Polysemic Diasasters

One thing pretty much everyone seems to agree on is that major disasters are very informative events. They're so big, and so undeniable, that they tear away comfortable illusions about how the world works. During a disaster, reality comes and gives us a big slap in the face, delivering clear and irrefutable evidence about how things work. Even Cultural Theory, which holds that our viewpoint is always biased, sees disasters as an instance when nature can force us to shift from one bias to another.

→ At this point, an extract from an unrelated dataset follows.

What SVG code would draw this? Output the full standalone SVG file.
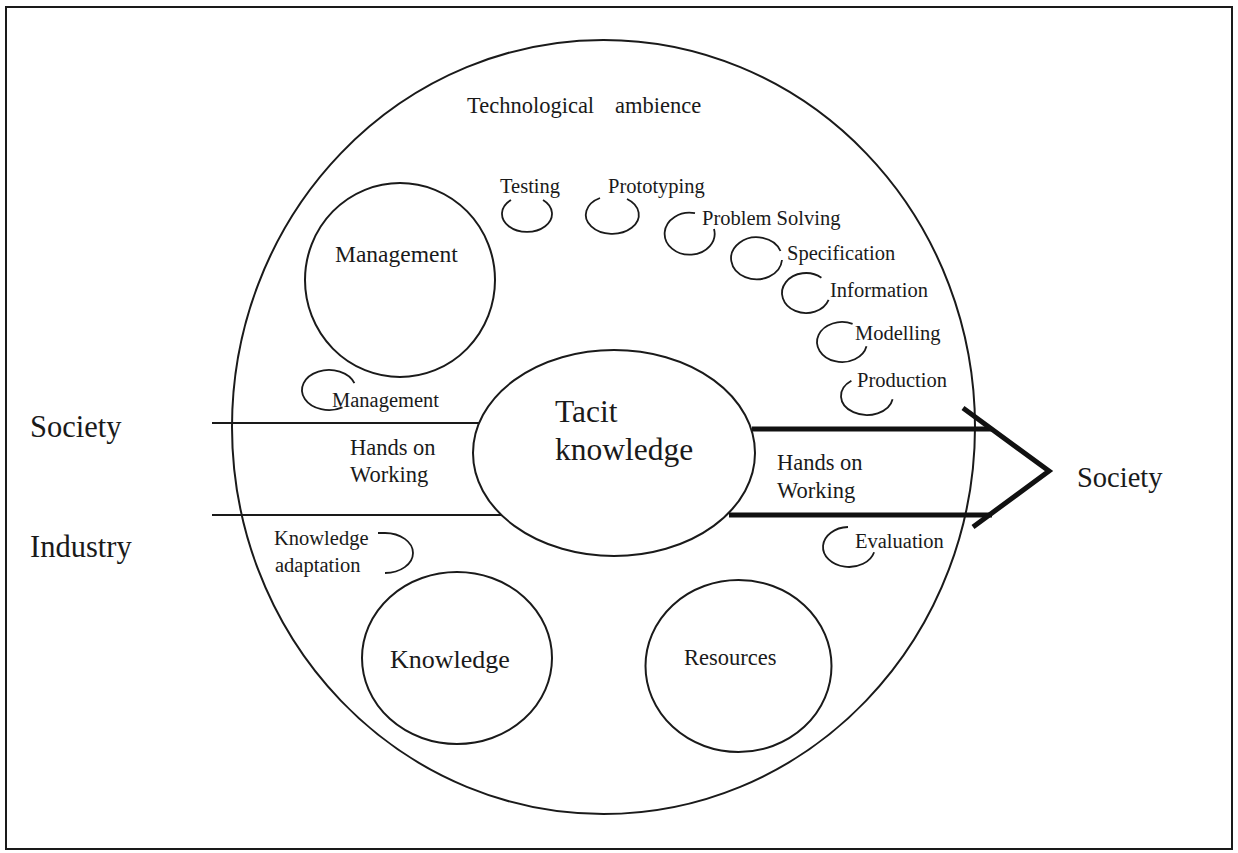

In the aftermath of Hurricane Katrina, this idea has been widely invoked. But I've yet to encounter a single person who claims to have been the person converted to a different viewpoint by the disaster. Instead, we have a variety of people each claiming that their own pre-existing ideology has been validated and that only an act of willful ignorance will keep the rest of the country from seeing the light. So to Democrats, Katrina proves how uncaring and incompetent the Bush administration is, while Republicans see it as clear evidence of state and local Democrats' failures. Libertarians find evidence of government's incompetence while their critics see it as proof that big government is necessary. To the religious right, Katrina makes clear God's judgment against sexual deviants. Socialists see evidence of the fundamental injustice of modern capitalism while for cultural leftists the racist underbelly of America has been exposed. And for environmentalists, Katrina is clear evidence of the folly of trying to tame a major river and a consequence of climate change.

Not every ideology claims to have been validated by Katrina. For example, I haven't seen a distinct "feminist" explanation, since it's difficult -- absent the kind of divine intervention invoked by the religious right -- to blame the disaster on sex and gender issues. So feminists have tended to fall in with the Democrats and socialists and cultural leftists.

None of this is to say that the explanations on offer are all equally wrong or undecidable. I'm pretty convinced that the socialist, cultural leftist, and to some extent environmentalist viewpoints are basically right. What I am saying, though, is that we can't expect the bare fact of Katrina to prove our case. Rather than being hard and easily interpreted evidence, disasters are richly polysemic, offering support for a variety of interpretations.